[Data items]
::::::::

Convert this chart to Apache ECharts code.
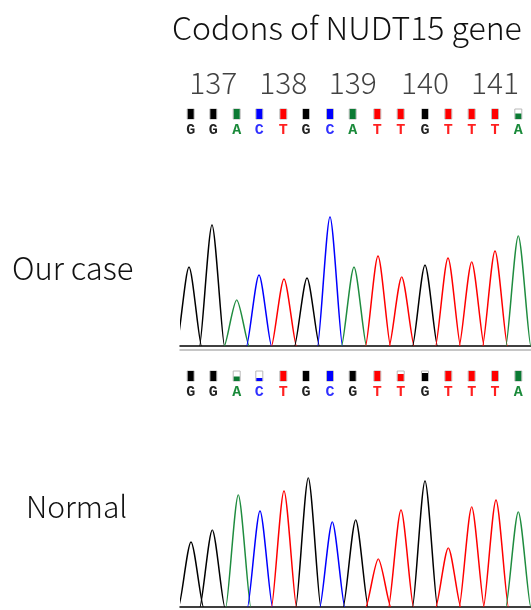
<!DOCTYPE html>
<html>
<head>
<meta charset="utf-8">
<script src="https://cdn.jsdelivr.net/npm/echarts@6/dist/echarts.min.js"></script>
<style>
  html, body { margin: 0; background: #fff; }
  #chart { width: 531px; height: 610px; }
</style>
</head>
<body>
<div id="chart"></div>
<script>
// base calls, scan position of each call (px offset from trace start)
const ourBases = ['G', 'G', 'A', 'C', 'T', 'G', 'C', 'A', 'T', 'T', 'G', 'T', 'T', 'T', 'A'];
const normalBases = ['G', 'G', 'A', 'C', 'T', 'G', 'C', 'G', 'T', 'T', 'G', 'T', 'T', 'T', 'A'];
const basePos = [10.7, 33.3, 56.7, 79.3, 103.3, 126, 150, 172.7, 197.3, 220.7, 245, 268.3, 291.7, 315, 338.3];
const ourQuality = [1, 1, 1, 1, 1, 1, 1, 1, 1, 1, 1, 1, 1, 1, 0.55];
const normalQuality = [1, 1, 0.45, 0.3, 1, 1, 1, 1, 1, 0.7, 0.8, 1, 1, 1, 1];

const codonLabels = ['137', '138', '139', '140', '141'];
const codonMiddleBase = [1, 4, 7, 10, 13];

// peaks of the chromatograms
const ourPeakPos = [9, 32, 56.7, 79, 104, 127, 150, 174, 198, 221.7, 245, 268, 291.7, 315, 338.3];
const ourPeakHeight = [79, 121, 46, 71, 67, 68, 129, 79, 90, 69, 81, 88, 84, 95, 110];
const normalPeakPos = [11, 32.3, 58.3, 80, 104, 128.3, 152.3, 175.7, 198.3, 221, 245, 268.3, 291.7, 316, 338.3];
const normalPeakHeight = [65, 77, 112, 96, 116, 129, 85, 87, 48, 97, 126, 59, 100, 107, 95];

const halfWidth = 12.5;
const traceColor = { G: '#000000', A: '#1f8c3f', C: '#0000ff', T: '#ff0000' };
const squareColor = { G: '#000000', A: '#0b7a33', C: '#0000ff', T: '#ff0000' };
const letterColor = { G: '#222222', A: '#1a8a3a', C: '#3030ff', T: '#ff2020' };
const fontName = '"Noto Sans CJK JP", "Noto Sans", sans-serif';

const chart = echarts.init(document.getElementById('chart'));

function callRow(bases, quality, idx) {
  return {
    type: 'custom',
    xAxisIndex: idx,
    yAxisIndex: idx,
    clip: false,
    silent: true,
    data: bases.map((b, i) => [basePos[i], quality[i]]),
    renderItem: (params, api) => {
      const b = bases[params.dataIndex];
      const top = api.coord([api.value(0), 1]);
      const bot = api.coord([api.value(0), 0]);
      const q = api.coord([api.value(0), api.value(1)]);
      const x = top[0];
      return {
        type: 'group',
        children: [
          { type: 'rect', shape: { x: x - 3.5, y: top[1], width: 7, height: bot[1] - top[1] }, style: { fill: '#fff', stroke: '#b8b8b8', lineWidth: 1 } },
          { type: 'rect', shape: { x: x - 3, y: q[1], width: 6, height: bot[1] - q[1] }, style: { fill: squareColor[b] } },
          { type: 'text', style: { text: b, x: x, y: bot[1] + 11, align: 'center', verticalAlign: 'middle', font: 'bold 15px "Liberation Mono", monospace', fill: letterColor[b] } }
        ]
      };
    }
  };
}

// each peak: two cubic curves foot -> apex -> foot
function traceSeries(bases, pos, heights, idx) {
  return {
    type: 'custom',
    xAxisIndex: idx,
    yAxisIndex: idx,
    clip: true,
    silent: true,
    data: pos.map((p, i) => [p, heights[i]]),
    renderItem: (params, api) => {
      const p = api.value(0), h = api.value(1);
      const color = traceColor[bases[params.dataIndex]];
      const L = api.coord([p - halfWidth, 0]);
      const A = api.coord([p, h]);
      const R = api.coord([p + halfWidth, 0]);
      const w = A[0] - L[0];
      const style = { stroke: color, lineWidth: 1.5, fill: null };
      return {
        type: 'group',
        children: [
          { type: 'bezierCurve', shape: { x1: L[0], y1: L[1], cpx1: L[0] + 0.2 * w, cpy1: L[1], cpx2: A[0] - 0.28 * w, cpy2: A[1], x2: A[0], y2: A[1] }, style },
          { type: 'bezierCurve', shape: { x1: A[0], y1: A[1], cpx1: A[0] + 0.28 * w, cpy1: A[1], cpx2: R[0] - 0.2 * w, cpy2: R[1], x2: R[0], y2: R[1] }, style }
        ]
      };
    }
  };
}

const grids = [
  { left: 180, width: 351, top: 109, height: 10 },
  { left: 180, width: 351, top: 196, height: 150 },
  { left: 180, width: 351, top: 371, height: 10 },
  { left: 180, width: 351, top: 457, height: 150 }
];

const xAxes = grids.map((g, i) => ({
  type: 'value', gridIndex: i, min: 0, max: 351,
  show: i === 1 || i === 3,
  axisLine: { show: true, onZero: false, lineStyle: { color: '#000', width: 1.5 } },
  axisTick: { show: false }, axisLabel: { show: false }, splitLine: { show: false }
}));
// light grey rule under the first trace
xAxes.push({
  type: 'value', gridIndex: 1, min: 0, max: 351, position: 'bottom', offset: 4,
  axisLine: { show: true, onZero: false, lineStyle: { color: '#b4b4b4', width: 1.5 } },
  axisTick: { show: false }, axisLabel: { show: false }, splitLine: { show: false }
});

const yAxes = grids.map((g, i) => ({
  type: 'value', gridIndex: i, min: 0, max: (i === 1 || i === 3) ? 150 : 1, show: false
}));

chart.setOption({
  animation: false,
  backgroundColor: '#fff',
  grid: grids,
  xAxis: xAxes,
  yAxis: yAxes,
  graphic: [
    { type: 'text', x: 172, y: 28, style: { text: 'Codons of NUDT15 gene', font: '300 32px ' + fontName, fill: '#111', verticalAlign: 'middle' } },
    { type: 'text', x: 12, y: 268, style: { text: 'Our case', font: '300 31px ' + fontName, fill: '#111', verticalAlign: 'middle' } },
    { type: 'text', x: 26, y: 507, style: { text: 'Normal', font: '300 30px ' + fontName, fill: '#111', verticalAlign: 'middle' } }
  ],
  series: [
    {
      type: 'scatter', xAxisIndex: 0, yAxisIndex: 0, symbolSize: 0, silent: true,
      data: codonMiddleBase.map(i => [basePos[i], 1]),
      label: {
        show: true, position: 'inside', offset: [0, -26],
        formatter: p => codonLabels[p.dataIndex],
        fontFamily: fontName, fontWeight: 300, fontSize: 30, color: '#111'
      }
    },
    callRow(ourBases, ourQuality, 0),
    callRow(normalBases, normalQuality, 2),
    traceSeries(ourBases, ourPeakPos, ourPeakHeight, 1),
    traceSeries(normalBases, normalPeakPos, normalPeakHeight, 3)
  ]
});
</script>
</body>
</html>
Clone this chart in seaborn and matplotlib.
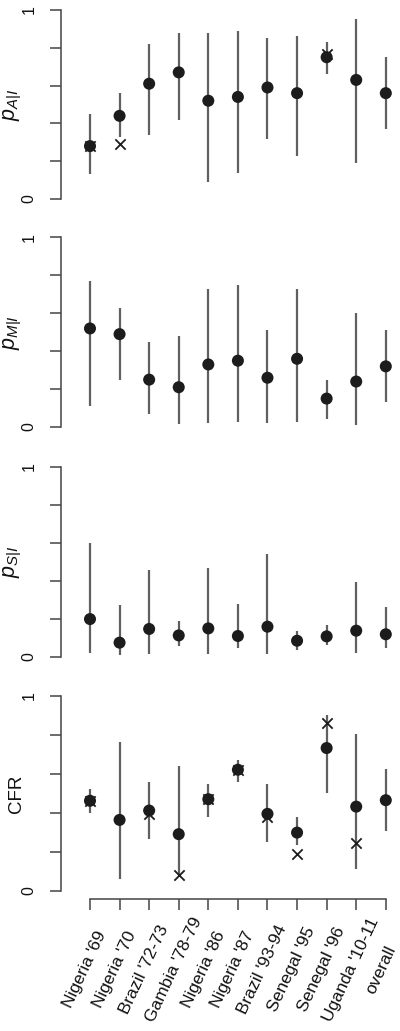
#four stacked panels: estimates with intervals per outbreak
#crosses mark the observed values where there are any

import numpy as np
import seaborn as sns
from matplotlib import pyplot as plt
from matplotlib.transforms import ScaledTranslation

nan = np.nan

outbreaks = ["Nigeria '69", "Nigeria '70", "Brazil '72-73", "Gambia '78-79",
             "Nigeria '86", "Nigeria '87", "Brazil '93-94", "Senegal '95",
             "Senegal '96", "Uganda '10-11", "overall"]

pA_est = [0.28, 0.44, 0.61, 0.67, 0.52, 0.54, 0.59, 0.56, 0.75, 0.63, 0.56]
pA_lo = [0.13, 0.33, 0.34, 0.42, 0.09, 0.14, 0.32, 0.23, 0.66, 0.19, 0.37]
pA_hi = [0.45, 0.56, 0.82, 0.88, 0.88, 0.89, 0.85, 0.86, 0.83, 0.95, 0.75]
pA_obs = [0.28, 0.29, nan, nan, nan, nan, nan, nan, 0.765, nan, nan]

pM_est = [0.52, 0.49, 0.25, 0.21, 0.33, 0.35, 0.26, 0.36, 0.15, 0.24, 0.32]
pM_lo = [0.11, 0.25, 0.07, 0.017, 0.021, 0.025, 0.021, 0.028, 0.044, 0.012, 0.13]
pM_hi = [0.77, 0.63, 0.45, 0.48, 0.73, 0.75, 0.51, 0.73, 0.25, 0.60, 0.51]

pS_est = [0.198, 0.074, 0.146, 0.112, 0.149, 0.109, 0.158, 0.084, 0.107, 0.137, 0.118]
pS_lo = [0.018, 0.009, 0.014, 0.056, 0.014, 0.044, 0.014, 0.035, 0.061, 0.018, 0.044]
pS_hi = [0.596, 0.272, 0.456, 0.189, 0.465, 0.277, 0.54, 0.135, 0.167, 0.395, 0.263]

cfr_est = [0.462, 0.364, 0.412, 0.291, 0.47, 0.621, 0.395, 0.299, 0.732, 0.432, 0.465]
cfr_lo = [0.398, 0.06, 0.268, 0.082, 0.378, 0.559, 0.253, 0.236, 0.504, 0.113, 0.308]
cfr_hi = [0.521, 0.761, 0.559, 0.638, 0.549, 0.672, 0.549, 0.378, 0.903, 0.805, 0.624]
cfr_obs = [0.462, nan, 0.395, 0.082, 0.47, 0.621, 0.378, 0.19, 0.86, 0.248, nan]

ylabels = [r'$p_{A|I}$', r'$p_{M|I}$', r'$p_{S|I}$', 'CFR']

#######################################

W, H = 400, 1031
# (top, bottom) of each panel in pixels
panel_px = [(2.4, 206.6), (229.9, 434.6), (459.1, 664.3), (687.9, 898.8)]
label_x = [12.5, 12.5, 12.5, 16.5]
label_sz = [15.5, 15.5, 15.5, 13.5]
left_px = 61
spine_col = '#444444'
bar_col = '#606060'
dot_col = '#1c1c1c'

sns.set_style('ticks')
plt.rcParams['font.family'] = ['Liberation Sans', 'DejaVu Sans']
plt.rcParams['mathtext.fontset'] = 'custom'
plt.rcParams['mathtext.rm'] = 'Liberation Sans'
plt.rcParams['mathtext.it'] = 'Liberation Sans:italic'

fig = plt.figure(figsize=(W / 100, H / 100), dpi=100)
x = np.arange(len(outbreaks))

panels = [(pA_est, pA_lo, pA_hi, pA_obs), (pM_est, pM_lo, pM_hi, None),
          (pS_est, pS_lo, pS_hi, None), (cfr_est, cfr_lo, cfr_hi, cfr_obs)]

for i, (est, lo, hi, obs) in enumerate(panels):
    top, bot = panel_px[i]
    ax = fig.add_axes([left_px / W, 1 - bot / H, (W - left_px) / W, (bot - top) / H])
    ax.vlines(x, lo, hi, color=bar_col, linewidth=1.6, zorder=1)
    sns.scatterplot(x=x, y=est, ax=ax, color=dot_col, s=75, edgecolor='none',
                    zorder=3, legend=False)
    if obs is not None:
        sns.scatterplot(x=x, y=obs, ax=ax, color=dot_col, marker='x', s=55,
                        linewidth=1.3, zorder=4, legend=False)
    ax.set_xlim(-0.98, 10.48)
    ax.set_ylim(-0.04, 1.04)

    sns.despine(ax=ax, top=True, right=True, bottom=(i < 3))
    ax.spines['left'].set_bounds(0, 1)
    ax.spines['left'].set_color(spine_col)
    ax.spines['left'].set_linewidth(1.1)
    ax.set_yticks([0, 0.2, 0.4, 0.6, 0.8, 1.0])
    ax.set_yticklabels(['0', '', '', '', '', '1'], rotation=90, va='center',
                       fontsize=11.5)
    ax.tick_params(axis='y', length=8, width=1.1, color=spine_col, pad=9.5,
                   labelcolor='#111111')

    ax.text((label_x[i] - left_px) / (W - left_px), 0.5, ylabels[i],
            transform=ax.transAxes, rotation=90, ha='center', va='center',
            fontsize=label_sz[i], color='#111111')

    if i < 3:
        ax.set_xticks([])
    else:
        ax.spines['bottom'].set_bounds(0, 10)
        ax.spines['bottom'].set_color(spine_col)
        ax.spines['bottom'].set_linewidth(1.1)
        ax.set_xticks(x)
        # labels centred on a point below and a bit left of each tick
        ax.set_xticklabels(outbreaks, rotation=65, ha='center', va='center',
                           rotation_mode='anchor', fontsize=12.5, color='#111111')
        ax.tick_params(axis='x', length=8, width=1.1, color=spine_col, pad=43)
        shift = ScaledTranslation(-0.05, 0, fig.dpi_scale_trans)
        for lab in ax.get_xticklabels():
            lab.set_transform(lab.get_transform() + shift)

plt.savefig('out.png', dpi=100)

::::::::

▸ Objective:
Give back only the lines from the one holding "Clone this chart in seaborn and matplotlib." through the one holding "#crosses mark the", both kept, exactly as written. Omit the images.

▸ Completed exercise:
Clone this chart in seaborn and matplotlib.
#four stacked panels: estimates with intervals per outbreak
#crosses mark the observed values where there are any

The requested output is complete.